How to Profit from Stock Splits

There are two different kinds of stock splits: a normal stock split and a reverse stock split. A normal stock split is where a share of stock is divided into more shares of stock, all with a value proportionally less. For example, if you owned a share of stock worth $50 and it split two for one, you would now own two shares of stock worth $25 each. The other kind of stock split is a reverse stock split, where the amount of shares you own are made into bigger shares and worth more per share. In this case, if you owned 2 shares of stock worth $20 each and a 2-1 reverse stock split was done, you would now own one share of stock worth $40.

How Stock Splits Occur

Stock splits can be done at any ratio, not just two for one. Many times, you'll see a stock split three for two, where you'll receive one additional share for each two you own, but they'll be worth 66% of the original price. Sometimes you'll see stock splits occur at rates even as high as 10-1 on hot stocks, which would bring a stock's value from $100 to $10 each.

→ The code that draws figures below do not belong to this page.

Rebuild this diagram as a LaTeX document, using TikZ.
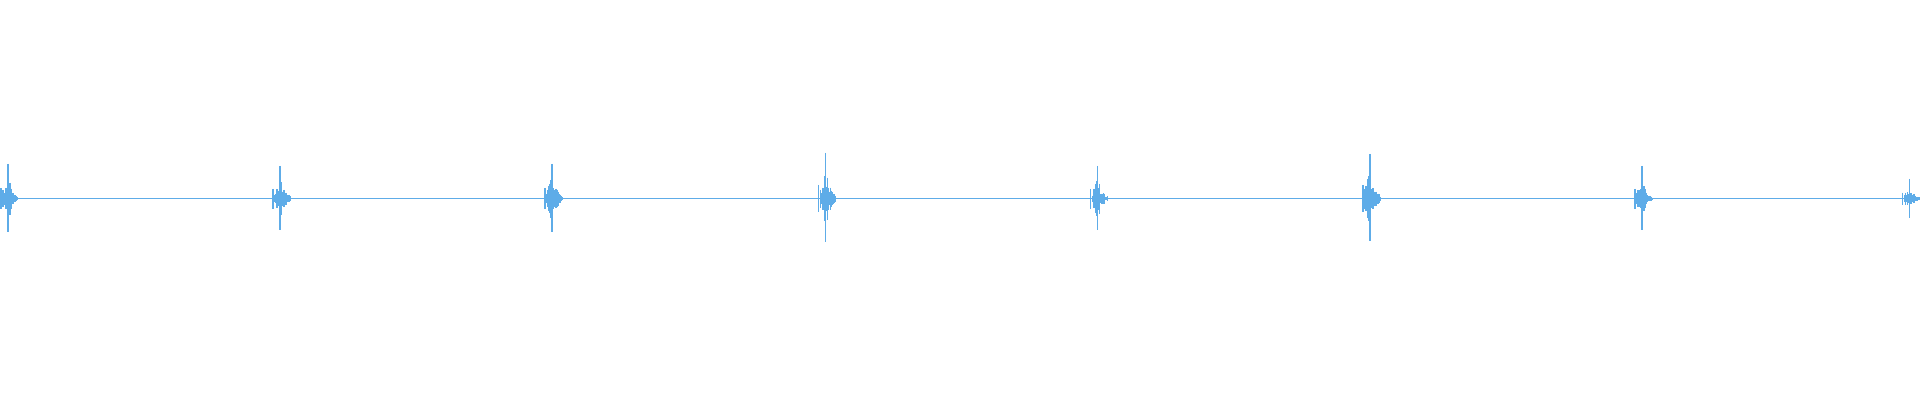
\documentclass[tikz,border=0pt]{standalone}
\usepackage{tikz}
\definecolor{wave}{RGB}{94,172,232}
\begin{document}
\begin{tikzpicture}[x=0.01cm,y=-0.01cm,
    wave line/.style={wave,line width=0.4pt},
    spike/.style={wave,line width=0.45pt}]
  \fill[white] (0,0) rectangle (1920,400);
  \pgfmathsetseed{7}
  % baseline
  \coordinate (left) at (0,200);
  \coordinate (right) at (1920,200);
  \draw[wave line] (left) -- (right);
  % bursts: centre / peak amplitude
  \foreach \c/\a in {3/35,277/33,551/35,826/46,1100/33,1374/45,1648/33,1917/20}{
    \draw[spike] (\c,200-\a) -- (\c,200+\a*0.95);
    \draw[spike] (\c-7,200-\a*0.3) -- (\c-7,200+\a*0.3);
    \foreach \k in {-5,...,10}{
      \pgfmathsetmacro{\h}{\a*0.7*exp(-abs(\k)/5)*(0.35+0.65*rnd)}
      \draw[spike] (\c+\k,200-\h) -- (\c+\k,200+\h);
    }
  }
\end{tikzpicture}
\end{document}
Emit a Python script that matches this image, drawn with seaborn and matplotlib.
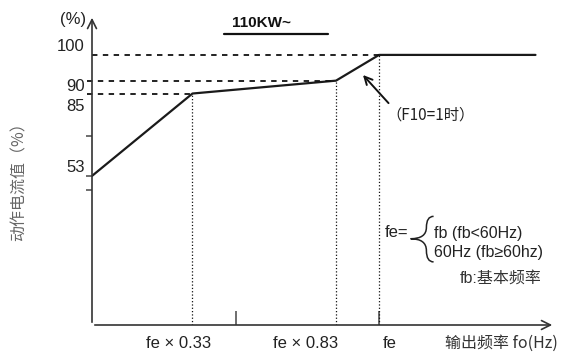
import matplotlib.pyplot as plt
from matplotlib.path import Path
from matplotlib.patches import PathPatch
import seaborn as sns
import pandas as pd

# Kennlinie: Ausgangsfrequenz (Anteil von fe) -> Ansprechstrom (%)
freq = [0.0, 0.35, 0.85, 1.0, 1.545]
current = [53, 85, 90, 100, 100]

y_marks = [100, 90, 85, 53]
x_marks = [0.35, 0.85, 1.0]
x_labels = ["fe × 0.33", "fe × 0.83", "fe"]

df = pd.DataFrame({"f": freq, "i": current})

sns.set_style("white")
plt.rcParams["font.family"] = ["Liberation Sans", "Noto Sans CJK SC", "DejaVu Sans"]
cjk = ["Noto Sans CJK SC", "DejaVu Sans"]

fig = plt.figure(figsize=(5.65, 3.54), dpi=100)
W, H = 565, 354
ax = fig.add_axes([92 / W, (H - 325) / H, (555 - 92) / W, (325 - 15) / H])
ax.set_xlim(0, 1.613)
ax.set_ylim(-4.9, 115.5)

sns.lineplot(data=df, x="f", y="i", color="#1a1a1a", lw=1.6, ax=ax)

# Hilfslinien
ax.plot([0, x_marks[2]], [y_marks[0]] * 2, ls=(0, (3, 3)), color="#111", lw=1.3)
ax.plot([-0.017, x_marks[1]], [y_marks[1]] * 2, ls=(0, (3, 3)), color="#111", lw=1.3, clip_on=False)
ax.plot([-0.017, x_marks[0]], [y_marks[2]] * 2, ls=(0, (3, 3)), color="#111", lw=1.3, clip_on=False)
for xm, ym in zip(x_marks, [85, 90, 100]):
    ax.plot([xm, xm], [-4.9, ym], ls=":", color="#111", lw=0.9)

# Achsen mit Pfeilen
for s in ax.spines.values():
    s.set_visible(False)
arrow = dict(arrowstyle="->", color="#333", lw=1.2, mutation_scale=16)
ax.annotate("", xy=(1, 0), xytext=(0, 0), xycoords="axes fraction", arrowprops=arrow)
ax.annotate("", xy=(0, 1), xytext=(0, 0), xycoords="axes fraction", arrowprops=arrow)

ax.set_xticks([0.5, 1.0])
ax.set_yticks([68.5, 53, 47.5])
ax.set_xticklabels([])
ax.set_yticklabels([])
ax.tick_params(axis="x", direction="in", length=10, width=1.2, color="#555", bottom=True)
ax.tick_params(axis="y", direction="out", length=4, width=1.2, color="#555", left=True)
ax.set_xlabel("")
ax.set_ylabel("")

# Beschriftungen
for ym, ty in zip(y_marks, [103.1, 87.6, 79.8, 56.1]):
    ax.text(-0.025, ty, str(ym), ha="right", va="center", fontsize=12, color="#222")
ax.text(-0.066, 113.6, "(%)", ha="center", va="center", fontsize=12, color="#222")
# Beschriftungen leicht versetzt wie im Original
for xm, dx, lab in zip(x_marks, [-0.05, -0.105, 0.038], x_labels):
    ax.text(xm + dx, -11.9, lab, ha="center", va="center", fontsize=12, color="#222")
ax.text(1.427, -11.9, "输出频率 fo(Hz)", ha="center", va="center", fontsize=11.5, color="#333",
        family=cjk)
ax.text(-0.255, 52.5, "动作电流值（%）", rotation=90, ha="center", va="center", fontsize=11.5,
        color="#666", family=cjk)

ax.text(0.592, 112.4, "110KW~", ha="center", va="center", fontsize=11, fontweight="bold", color="#111")
ax.plot([0.46, 0.822], [108.2, 108.2], color="#111", lw=1.6)

ax.annotate("（F10=1时）", xy=(0.944, 92.2), xytext=(1.025, 76.7), ha="left", va="center",
            fontsize=11, color="#222", family=cjk,
            arrowprops=dict(arrowstyle="->", color="#111", lw=1.4, mutation_scale=14,
                            shrinkA=0, shrinkB=0, relpos=(0.06, 1.0)))

# fe = { ... }
ax.text(1.021, 31.2, "fe=", ha="left", va="center", fontsize=12, color="#222")
bx, tip = 1.165, 1.11
brace = Path(
    [(1.19, 37.3), (bx, 37.3), (bx, 33.0), (bx, 28.6), (tip, 28.6),
     (bx, 28.6), (bx, 24.0), (bx, 19.6), (1.19, 19.6)],
    [Path.MOVETO, Path.CURVE3, Path.CURVE3, Path.CURVE3, Path.CURVE3,
     Path.CURVE3, Path.CURVE3, Path.CURVE3, Path.CURVE3],
)
ax.add_patch(PathPatch(brace, fill=False, color="#222", lw=1.1, clip_on=False))
ax.text(1.19, 30.8, "fb (fb<60Hz)", ha="left", va="center", fontsize=11.5, color="#222")
ax.text(1.19, 23.1, "60Hz (fb≥60hz)", ha="left", va="center", fontsize=11.5, color="#222")
ax.text(1.28, 13.4, "fb:基本频率", ha="left", va="center", fontsize=11.5, color="#333")

fig.savefig("out.png", dpi=100)
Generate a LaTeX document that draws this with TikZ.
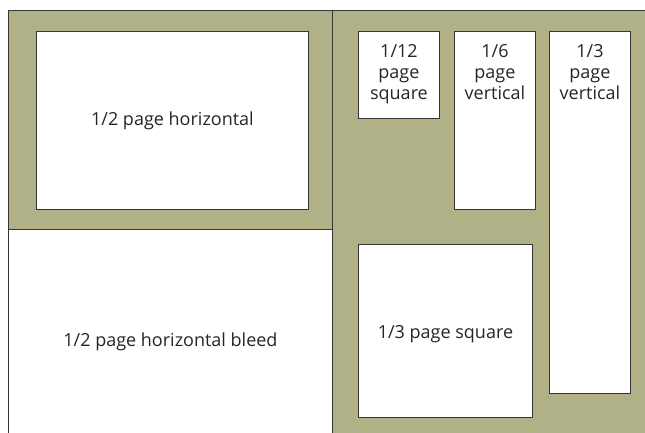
\documentclass[tikz,border=0pt]{standalone}
\usepackage{fontspec}
\setmainfont{Open Sans}
\usetikzlibrary{positioning}
\definecolor{olive}{RGB}{176,177,135}
\definecolor{edge}{RGB}{55,55,55}
\tikzset{
  adbox/.style={draw=edge, line width=0.9pt, fill=white, anchor=north west, inner sep=0pt},
  adtext/.style={font=\fontsize{18}{21}\selectfont, text=black!85, align=center}
}
\begin{document}
\begin{tikzpicture}[x=1pt, y=1pt]
    \useasboundingbox (0,0) rectangle (645,432);
    \clip (0,0) rectangle (645,432);

    % olive background, two panels
    \fill[olive] (8,-10) rectangle (660,422);
    \draw[edge, line width=0.9pt] (8,-10) -- (8,422) -- (660,422); % outer edge
    \draw[edge, line width=0.9pt] (332,-10) -- (332,422); % divider

    % left panel
    \node[adbox, minimum width=272, minimum height=178] (half) at (36,401) {};
    \node[adtext] (halftext) at (half.center) {1/2 page horizontal};

    \node[adbox, minimum width=324, minimum height=220] (bleed) at (8,203) {};
    \node[adtext] (bleedtext) at ([yshift=-2]bleed.center) {1/2 page horizontal bleed};

    % right panel
    \node[adbox, minimum width=81, minimum height=87] (twelfth) at (358,401) {};
    \node[adtext, below=10pt of twelfth.north] (twelfthtext) {1/12\\page\\square};

    \node[adbox, minimum width=81, minimum height=178] (sixth) at (454,401) {};
    \node[adtext, below=10pt of sixth.north] (sixthtext) {1/6\\page\\vertical};

    \node[adbox, minimum width=81, minimum height=362] (thirdv) at (549,401) {};
    \node[adtext, below=10pt of thirdv.north] (thirdvtext) {1/3\\page\\vertical};

    \node[adbox, minimum width=174, minimum height=173] (thirdsq) at (358,188) {};
    \node[adtext] (thirdsqtext) at ([yshift=-3]thirdsq.center) {1/3 page square};
\end{tikzpicture}
\end{document}
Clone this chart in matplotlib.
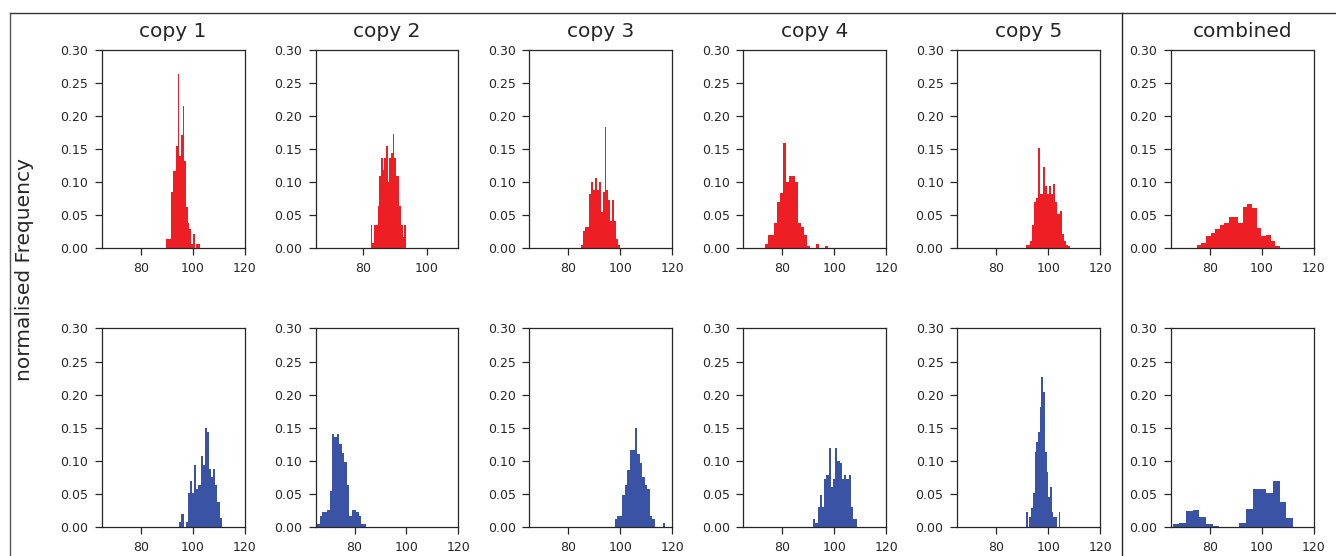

The Market Favors Some Splits

Regular stock splits are well perceived by the stock market because they show that the company is poised for growth and making shares available to any budget. The price of a stock almost always rallies after a stock split because more people are willing to buy a share of stock at $50 than they are at $500. The larger the split, the bigger the gains that follow. Stocks that regularly split are a favorite among long term investors, who can slowly build a bigger position as a stock splits over and over. Stock splits keep a stock cheap and always prove to bump up a share of stock after the split occurs.

Reverse Splits are Hated by the Market

Reverse splits are absolutely hated by the market because they show weakness. There really is no reason to do a reverse split unless the corporation is trying to reduce shareholders, or has to keep its stock price up to avoid delisting. The major stock markets only carry stocks that trade with a share value of a certain amount. The New York Stock Exchange and the NASDAQ only accept stocks that trade for a value greater than $1 per share. If a stock falls below $1, it must quickly climb back over $1 per share or be delisted from the stock exchange after a long period of time under $1 per share.

Many corporations will then do a reverse stock split to pump the price back up to $1 per share, if the stock trades at $.25 per share, a four to one reverse stock split will be completed to bump the price to $1 per share. Traders will likely hop onto the news as a bad sign and start selling off the stock again. For whatever reason, the stock market is never kind to stocks that do a reverse stock split.

Keeping a close eye out for potential stock splits can help you grow your portfolio positions, but should a sign of a reverse stock split surface, you may want to consider selling your shares, as the prices will most likely suffer once the reverse split occurs.